Mina, Saudi Arabia: A human tide of pilgrims, put at nearly 2.8 million, descended on the Mina valley carrying bags of pebbles to symbolically stone Satan on the third day of the Hajj, as Muslims worldwide marked the Eid al-Adha festival.
Massive crowds of Muslims, including Indians, filed along a giant ramp that houses the walls in the Mina valley, pelting them.
Some 2.8 million people from around the world, including 175,000 Indians, were attending the Hajj pilgrimage this year, and the stoning ceremony in the past has seen deadly crushes and pile-ups, though the building of the four-storey-tall ramp in recent years has eased access and prevented stampedes.
Small pebbles whizzed above heads as hundreds of thousands of pilgrims rushed to stone Jamarat al-Aqaba, at 30 metres the longest of three walls said to symbolise the devil, also referred to as Ibleess by Muslims.
Pilgrims who are taking part in this year's Hajj, the world's largest annual pilgrimage, had arrived overnight at Mina, a tent town in western Saudi Arabia that comes to life five days a year, after returning from rituals marking the high point of the hajj at nearby Mount Arafat.
A total of 1,799,601 pilgrims from outside Saudi Arabia and 989,798 from inside made the Hajj this year, for a total of 2,789,399, said a statement from the department of statistics carried by the official SPA news agency.
The figure is far higher than official estimates given at the beginning of the Hajj, probably due to a flood of pilgrims without permits. Authorities on Sunday put the number of permits issued to Saudis and citizens of other Gulf states at just 200,000.
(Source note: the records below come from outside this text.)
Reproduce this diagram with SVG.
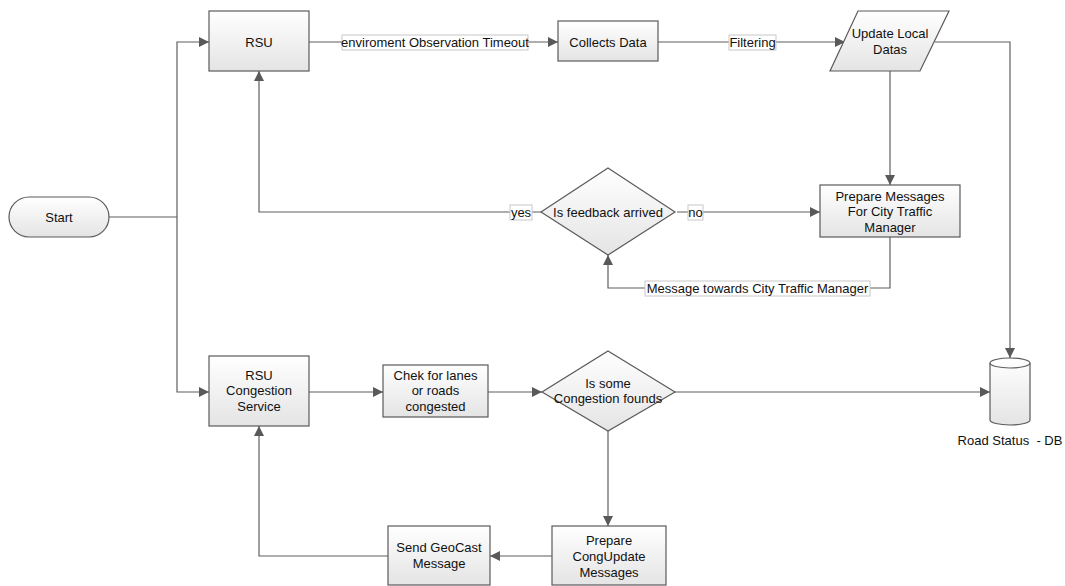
<svg xmlns="http://www.w3.org/2000/svg" width="1065" height="586" viewBox="0 0 1065 586">
  <defs>
    <linearGradient id="fill" x1="0" y1="0" x2="0" y2="1">
      <stop offset="0" stop-color="#ffffff"/>
      <stop offset="1" stop-color="#e4e4e4"/>
    </linearGradient>
    <marker id="arrow" viewBox="0 0 10 10" refX="10" refY="5" markerWidth="10" markerHeight="10" markerUnits="userSpaceOnUse" orient="auto">
      <path d="M0,0 L10,5 L0,10 z" fill="#595959"/>
    </marker>
    <style>
      .shape { fill: url(#fill); stroke: #5a5a5a; stroke-width: 1.2; }
      .line { fill: none; stroke: #5f5f5f; stroke-width: 1.2; }
      .arr { marker-end: url(#arrow); }
      text { font-family: "Liberation Sans", Arial, sans-serif; font-size: 13px; fill: #111; text-anchor: middle; white-space: pre; }
      .lbl { fill: #ffffff; stroke: #c8c8c8; stroke-width: 1; }
    </style>
  </defs>

  <!-- connectors -->
  <g id="connectors">
    <path class="line" d="M109,217 H177"/>
    <path class="line arr" d="M177,217 V42 H209"/>
    <path class="line arr" d="M177,217 V392 H209"/>
    <path class="line arr" d="M309,42 H558"/>
    <path class="line arr" d="M658,42 H845"/>
    <path class="line arr" d="M935,42 H1010 V358"/>
    <path class="line arr" d="M890,71 V185"/>
    <path class="line arr" d="M541,212 H259 V71"/>
    <path class="line arr" d="M677,212 H820"/>
    <path class="line arr" d="M890,237 V288 H608 V255"/>
    <path class="line arr" d="M309,392 H383"/>
    <path class="line arr" d="M488,392 H542"/>
    <path class="line arr" d="M675,392 H990"/>
    <path class="line arr" d="M608,431 V526"/>
    <path class="line arr" d="M552,556 H490"/>
    <path class="line arr" d="M388,556 H259 V426"/>

    <!-- edge labels -->
    <rect class="lbl" x="342" y="35" width="186" height="15"/>
    <text x="435" y="47">enviroment Observation Timeout</text>
    <rect class="lbl" x="729" y="35" width="47" height="15"/>
    <text x="752.5" y="47">Filtering</text>
    <rect class="lbl" x="510" y="205" width="22" height="15"/>
    <text x="521" y="217">yes</text>
    <rect class="lbl" x="688" y="205" width="15" height="15"/>
    <text x="695.5" y="217">no</text>
    <rect class="lbl" x="645" y="281" width="225" height="15"/>
    <text x="757.5" y="293">Message towards City Traffic Manager</text>
  </g>

  <g id="start">
    <rect class="shape" x="9" y="197" width="100" height="40" rx="20" ry="20"/>
    <text x="59" y="222">Start</text>
  </g>

  <g id="rsu">
    <rect class="shape" x="209" y="11" width="100" height="60"/>
    <text x="259" y="47">RSU</text>
  </g>

  <g id="collects-data">
    <rect class="shape" x="558" y="21" width="100" height="40"/>
    <text x="608" y="47">Collects Data</text>
  </g>

  <g id="update-local-datas">
    <polygon class="shape" points="858,11 949,11 920,71 830,71"/>
    <text x="890" y="38">Update Local</text>
    <text x="890" y="54">Datas</text>
  </g>

  <g id="prepare-messages">
    <rect class="shape" x="820" y="185" width="140" height="52"/>
    <text x="890" y="201">Prepare Messages</text>
    <text x="890" y="216">For City Traffic</text>
    <text x="890" y="232">Manager</text>
  </g>

  <g id="feedback-decision">
    <polygon class="shape" points="608,168 675,212 608,255 541,212"/>
    <text x="608" y="217">Is feedback arrived</text>
  </g>

  <g id="rsu-congestion">
    <rect class="shape" x="209" y="356" width="100" height="70"/>
    <text x="259" y="380">RSU</text>
    <text x="259" y="395">Congestion</text>
    <text x="259" y="411">Service</text>
  </g>

  <g id="check-lanes">
    <rect class="shape" x="383" y="365" width="105" height="52"/>
    <text x="435.5" y="380">Chek for lanes</text>
    <text x="435.5" y="395">or roads</text>
    <text x="435.5" y="411">congested</text>
  </g>

  <g id="congestion-decision">
    <polygon class="shape" points="608,351 675,392 608,431 542,392"/>
    <text x="608" y="388">Is some</text>
    <text x="608" y="403">Congestion founds</text>
  </g>

  <g id="road-status-db">
    <path class="shape" d="M990,363 V420 A20,5 0 0 0 1030,420 V363 A20,5 0 0 0 990,363 Z"/>
    <path class="line" d="M990,363 A20,5 0 0 0 1030,363"/>
    <text x="1010" y="445">Road Status  - DB</text>
  </g>

  <g id="prepare-congupdate">
    <rect class="shape" x="552" y="526" width="114" height="59"/>
    <text x="609" y="545">Prepare</text>
    <text x="609" y="561">CongUpdate</text>
    <text x="609" y="577">Messages</text>
  </g>

  <g id="send-geocast">
    <rect class="shape" x="388" y="526" width="102" height="59"/>
    <text x="439" y="552">Send GeoCast</text>
    <text x="439" y="568">Message</text>
  </g>
</svg>
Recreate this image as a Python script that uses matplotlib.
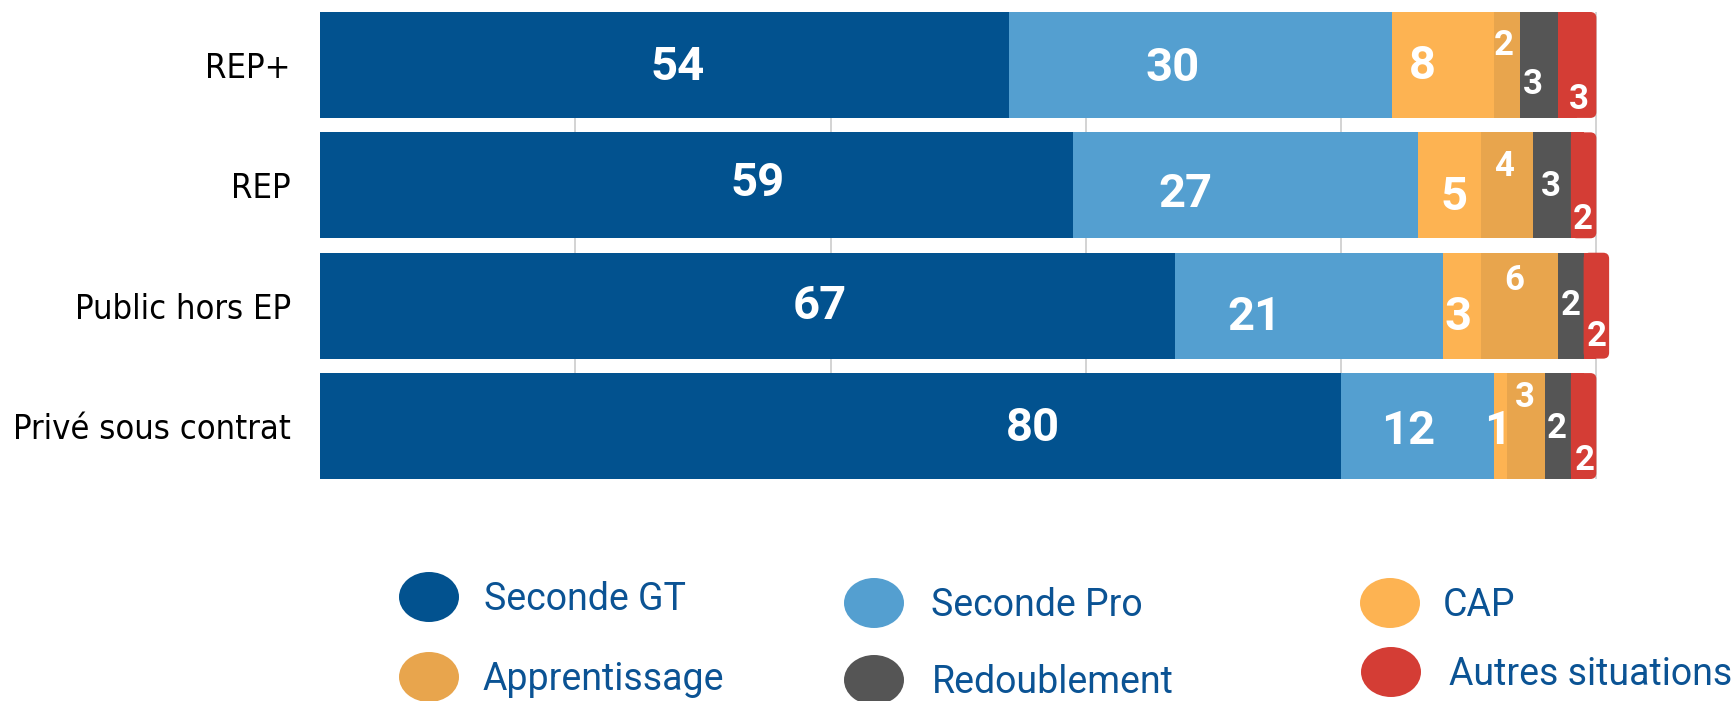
import matplotlib
matplotlib.use("Agg")
import matplotlib.pyplot as plt
from matplotlib import font_manager
from matplotlib.patches import Ellipse, FancyBboxPatch

# data
CATEGORIES    = ['REP+', 'REP', 'Public hors EP', 'Privé sous contrat']
SERIES        = ['Seconde GT', 'Seconde Pro', 'CAP',
                 'Apprentissage', 'Redoublement', 'Autres situations']
SECONDE_GT    = [54, 59, 67, 80]
SECONDE_PRO   = [30, 27, 21, 12]
CAP           = [8, 5, 3, 1]
APPRENTISSAGE = [2, 4, 6, 3]
REDOUBLEMENT  = [3, 3, 2, 2]
AUTRES        = [3, 2, 2, 2]
GRID_TICKS    = [20, 40, 60, 80, 100]

VALUES = [SECONDE_GT, SECONDE_PRO, CAP, APPRENTISSAGE, REDOUBLEMENT, AUTRES]

COLORS = ['#02528f', '#549fd0', '#fdb352', '#e8a54d', '#555555', '#d43d35']
TEXT_BLUE = '#0b5394'

# label nudges in pixels (right, down), per category then series
LABEL_DX = [[13, -28, -21, -3, -6, 2],
            [61, -60, 4, -3, -1, -1],
            [72, -55, -4, -6, 0, 0],
            [202, -10, -3, -1, -1, 1]]
LABEL_DY = [[-2, -1, -3, -22, 17, 32],
            [-6, 5, 8, -22, -2, 31],
            [-3, 8, 8, -28, -3, 28],
            [-2, 1, 1, -31, 0, 32]]

# legend layout in pixels: (circle x, circle y, text x)
LEGEND_POS = [(429, 597, 484), (874, 603, 931), (1390, 603, 1443),
              (429, 677, 483), (874, 680, 932), (1391, 672, 1449)]

W, H = 1734, 701
BAR_H = 0.88
NUM_FONT = ['Roboto', 'DejaVu Sans']


def pick_condensed():
    fonts = font_manager.fontManager.ttflist
    for stretch in ('extra-condensed', 'condensed'):
        for fam in ('Noto Sans', 'DejaVu Sans', 'Open Sans', 'Roboto'):
            if any(f.name == fam and str(f.stretch) == stretch for f in fonts):
                return dict(family=fam, stretch=stretch)
    for fam in ('Liberation Sans Narrow', 'Roboto Condensed'):
        if any(f.name == fam for f in fonts):
            return dict(family=fam)
    return dict(family='Roboto')


fig = plt.figure(figsize=(W / 100, H / 100), dpi=100)
fig.patch.set_facecolor('white')

left_px, right_px, top_px, bot_px = 320, 1724, 12, 479
ax = fig.add_axes([left_px / W, 1 - bot_px / H,
                   (right_px - left_px) / W, (bot_px - top_px) / H])
ax.set_xlim(0, 110)
ax.set_ylim(len(CATEGORIES) - 1 + BAR_H / 2, -BAR_H / 2)
for s in ax.spines.values():
    s.set_visible(False)

for g in GRID_TICKS:
    ax.axvline(g, color='#cccccc', lw=1.2, zorder=0)

px_per_x = (right_px - left_px) / 110
px_per_y = (bot_px - top_px) / (len(CATEGORIES) - 1 + BAR_H)
rad = 6 / px_per_x

rows = range(len(CATEGORIES))
lefts = [0] * len(CATEGORIES)
for i, vals in enumerate(VALUES):
    last = i == len(VALUES) - 1
    for j in rows:
        v = vals[j]
        if last:
            ax.add_patch(FancyBboxPatch(
                (lefts[j], j - BAR_H / 2), v, BAR_H,
                boxstyle=f"round,pad=0,rounding_size={rad}",
                mutation_aspect=px_per_x / px_per_y,
                fc=COLORS[i], ec='none', zorder=2))
            ax.barh(j, v / 2, left=lefts[j], height=BAR_H,
                    color=COLORS[i], zorder=2)
        else:
            ax.barh(j, v, left=lefts[j], height=BAR_H,
                    color=COLORS[i], zorder=2)

        size = 34 if i < 3 else 25
        half_cap = 0.355 * size * 100 / 72
        dx = LABEL_DX[j][i]
        dy = LABEL_DY[j][i] + half_cap
        ax.annotate(str(v), xy=(lefts[j] + v / 2, j),
                    xytext=(dx * 0.72, -dy * 0.72), textcoords='offset points',
                    ha='center', va='baseline', color='white',
                    fontsize=size, fontweight='bold', family=NUM_FONT, zorder=5)
        lefts[j] += v

ax.set_xticks([])
ax.set_yticks(list(rows))
ax.set_yticklabels(CATEGORIES)
ax.tick_params(axis='y', length=0, pad=21)

# fit the condensed category labels to the reference width
cond = pick_condensed()
renderer = fig.canvas.get_renderer()
probe = fig.text(0, 0, 'Privé sous contrat', fontsize=30, **cond)
wpx = probe.get_window_extent(renderer).width
probe.remove()
cat_size = min(33, 30 * 278 / wpx)
for t in ax.get_yticklabels():
    t.set_fontsize(cat_size)
    t.set_fontfamily(cond['family'])
    if 'stretch' in cond:
        t.set_fontstretch(cond['stretch'])
    t.set_color('black')

# legend drawn in pixel space
lay = fig.add_axes([0, 0, 1, 1], zorder=10)
lay.set_xlim(0, W)
lay.set_ylim(H, 0)
lay.axis('off')
leg_size = 27
leg_half = 0.355 * leg_size * 100 / 72
for name, col, (cx, cy, tx) in zip(SERIES, COLORS, LEGEND_POS):
    lay.add_patch(Ellipse((cx, cy), 60, 50, fc=col, ec='none'))
    lay.text(tx, cy + leg_half, name, fontsize=leg_size, color=TEXT_BLUE,
             ha='left', va='baseline', family=NUM_FONT)

fig.savefig('out.png', dpi=100, facecolor='white')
"We are expelling the devil from our minds," said Marwan Mashah of Jordan, after throwing seven pebbles at the stone structure representing Satan.
Elderly Mohammed Othman, from Egypt, enthusiastically hurled the seven pebbles he had in his pouch, then picked stones up from around him and threw them too.
"I missed the wall with some pebbles," he explained. "I felt I was in an attack on Ibleess."
The stoning has been marred by deadly stampedes in previous years but the Saudi authorities have now revamped the area, expanding the stoning path into a multi-storey bridge.
The structure, which resembles a car park, sits in the middle of a barren valley surrounded by arid rocky hills, is aimed at preventing the kind of crowd control problems that saw 364 people trampled to death in 2006, 251 in 2004 and 1,426 in 1990.
The endless flood of white-robed pilgrims was directed onto various levels by police, who made sure all moved in one direction only and that no one stayed too long. Those taking a seat were hastily moved on.
At the fifth level of the bridge -- the highest -- the crowded entry point eases onto a wide bridge where pilgrims can more easily carry out the stoning rituals.
At the exit of the bridge, men who had finished the stoning sat on the pavement shaving each other's heads, or just having a trim. Women cut a finger-tip length of their hair. After the stoning, pilgrims made the ritual sacrifice of an animal, marking the Muslim feast of Eid al-Adha.
The sacrifice is a prophetic tradition, but not a must according to several schools of Islamic thought.
Most pilgrims perform the sacrifice now through special bodies that take care of slaughtering the animals and distribute the meat to needy Muslims around the world.